Para o ouvido cartesiano de um engenheiro, a descrição sistematizada de um estilo de vinhos, soa como música. O enólogo Alejandro Galáz, que assina os vinhos da Ramirana, apresentou-me a seguinte equação que define sua produção:
Acidez: mais elevada
PH: mais baixo
Álcool: mais baixo
Fruta: mais elevada
Carvalho: mais baixo
Vocação gastronômica: mais elevada
Inovação: mais elevada
"Nossos vinhos requerem mais horas de enólogo por litro."
Alejandro Galáz | Eu gostei tanto e achei tão simples de entender que me pareceu uma boa ideia se todos os vinhos tivessem essa tabela no contra-rótulo. O que ele esqueceu de incluir em sua fórmula é o componente emocional: salta aos olhos a paixão que o jovem enólogo dedica a seus filhotes!
A Ramirana é o lado boutique da gigante chilena Ventisquero. Enquanto esta elabora cerca de 1,3 milhões de garrafas ao ano, a pequena filial ajuda com apenas 3% desse total. São vinhos de pequenas produções e baixíssimos rendimentos que, segundo a definição de Alejandro, requerem "mais horas de enólogo por litro de vinho". As uvas são provenientes de 2 vales chilenos: as brancas se originam de Lolol, enquanto as tintas são plantadas no Valle de Maipo, mas bem no limite, pertinho da costa.
Alejandro contou-me que a próxima novidade, a ser lançada no início de 2013, forçará o redesenho do mapa vitivinícola chileno: os vinhedos são plantados em Huasco, em pleno deserto de Atacama, cerca de 200km acima do limite norte hoje conhecido, que é o Valle del Elqui. Localizado a 20km da costa, em uma área que já foi fundo do mar na pré-história, com sedimentos calcáreos e com o sal cobrindo de branco o solo (eu vi a foto e é incrível), o enólogo garante que seu vinho terá um caráter mineral bastante peculiar!

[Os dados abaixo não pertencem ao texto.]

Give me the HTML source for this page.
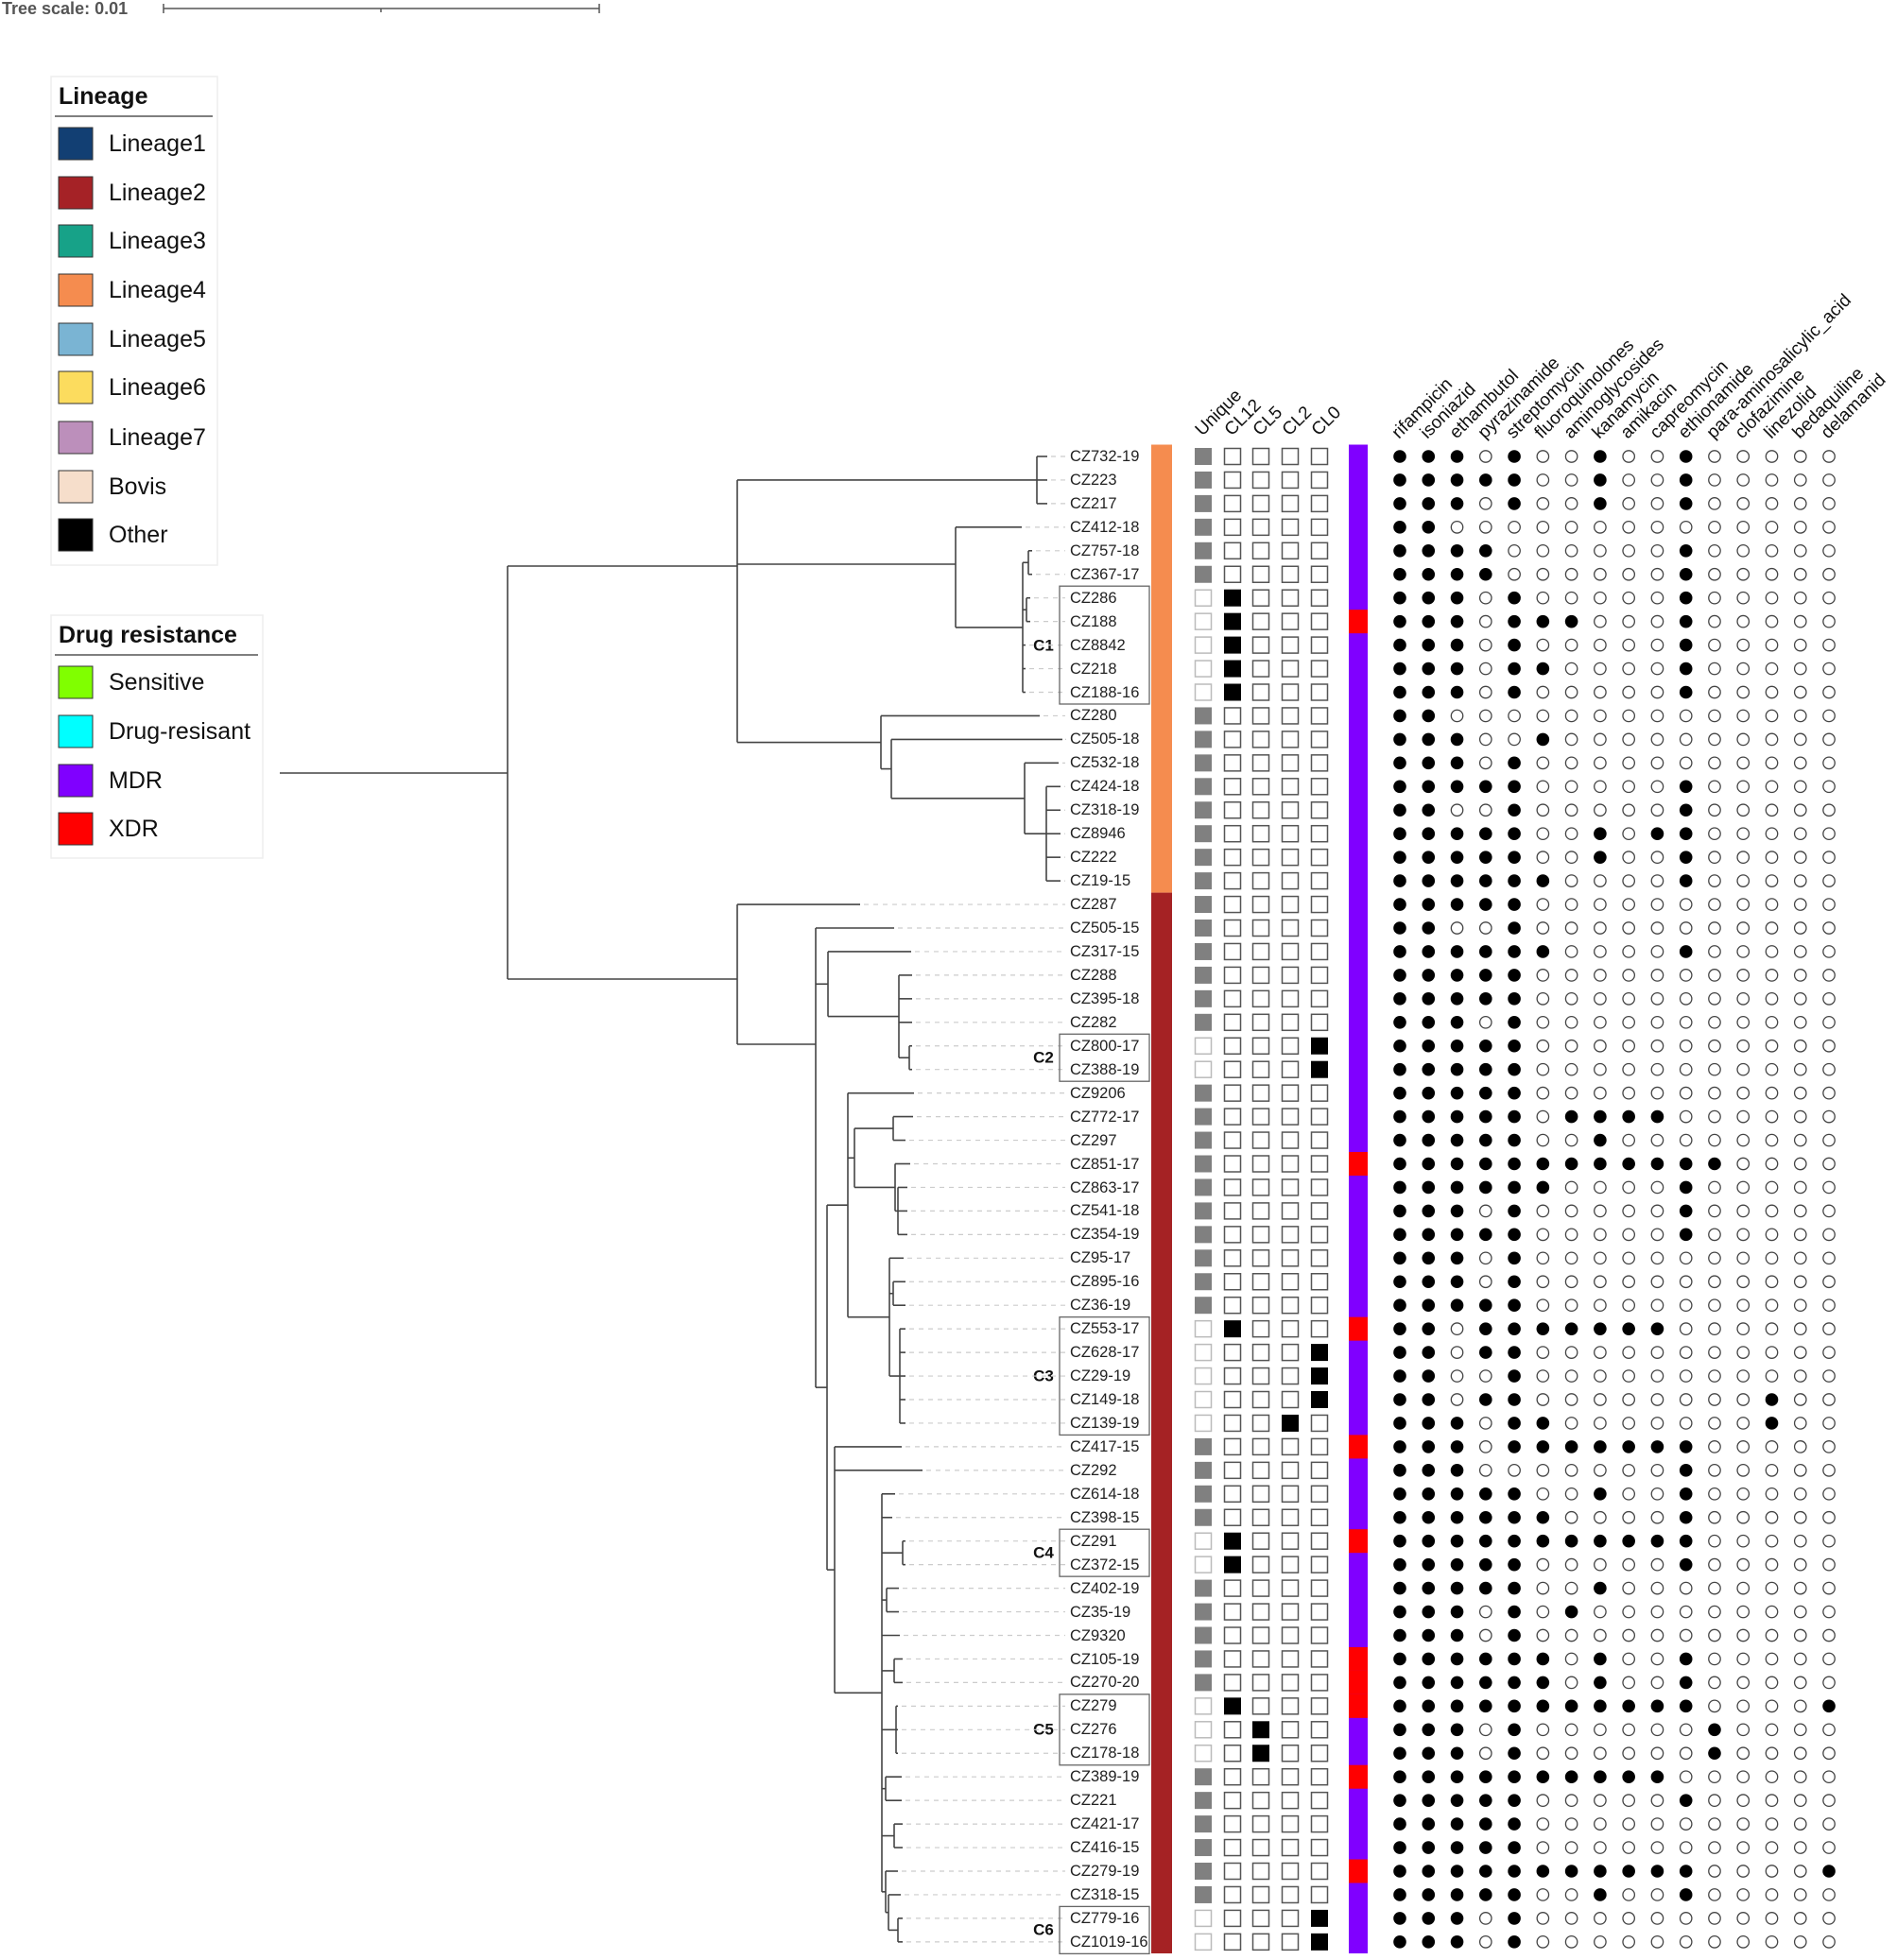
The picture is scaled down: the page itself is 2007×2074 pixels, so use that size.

O novo vinho será um Sauvignon Blanc com a minúscula produção de 2.000 garrafas. Dessas, apenas 200 chegarão ao Brasil e somente 50 aportarão nas praias cariocas. Portanto, enófilos, correi! Mas o vinho será vendido exclusivamente em um restaurante apenas, que Alejandro preferiu não identificar para manter uma aura de mistério
Contrariando os usos e costumes do Novo Mundo, a Ramirana aposta em vinhos de corte e metade de sua produção é uma mistura de castas, muitas vezes insólita. E o primeiro vinho é um bom exemplo disso: o Ramirana Gran Reserva Sauvignon Blanc Gewürztraminer 2011 faz a perfeita sinergia entre as duas castas, com o caráter floral da Gewürz domando os excessos herbáceos da Sauvignon, para chegar à taça com boa estrutura e deliciosa acidez.
Seguimos com outro branco de corte não tão exótico assim: o Ramirana Reserva Chardonnay Sauvignon Blanc 2010 mistura as duas rainhas brancas em uma mineralidade deliciosa, contrapondo o frescor da Sauvignon com a complexidade e a estrutura da Chardonnay barricada. Deliciosamente estival!
A criatividade do enólogo não tem limites e no primeiro tinto, Ramirana Gran Reserva Syrah Carmenère 2010, mistura duas castas que nunca pensaram em andar de mãos dadas. Eu encarei o corte com um pé atrás, mas fiquei entusiamado com o resultado que, para mim, foi o melhor custo-benefício do almoço. Sua vocação gastronômica o fez dar um "show de bola" - Alejandro gostou dessa expressão - na harmonização com os carrés de cordeiro de Janine Sad.
E ao final, o top, a cerejinha do bolo, foi o filho bem-amado do enólogo, o Ramirana Premium Trinidad Vineyard 2008, corte cirúrgico de 64% Syrah, 23% Cabernet Sauvignon e 13% Carménère. Vinho feito no capricho, passa 14 meses em carvalho da Borgonha (sendo 28% novos) e ainda descansa outros 12 meses em garrafa, para que, ao chegar às mãos dos consumidores mais apressados, já esteja prontinho para consumir; se o comprador for mais paciente, pode esperar uns 10 a 15 anos. Vinho elegante, aveludado e com grande estrutura, é quase interminável.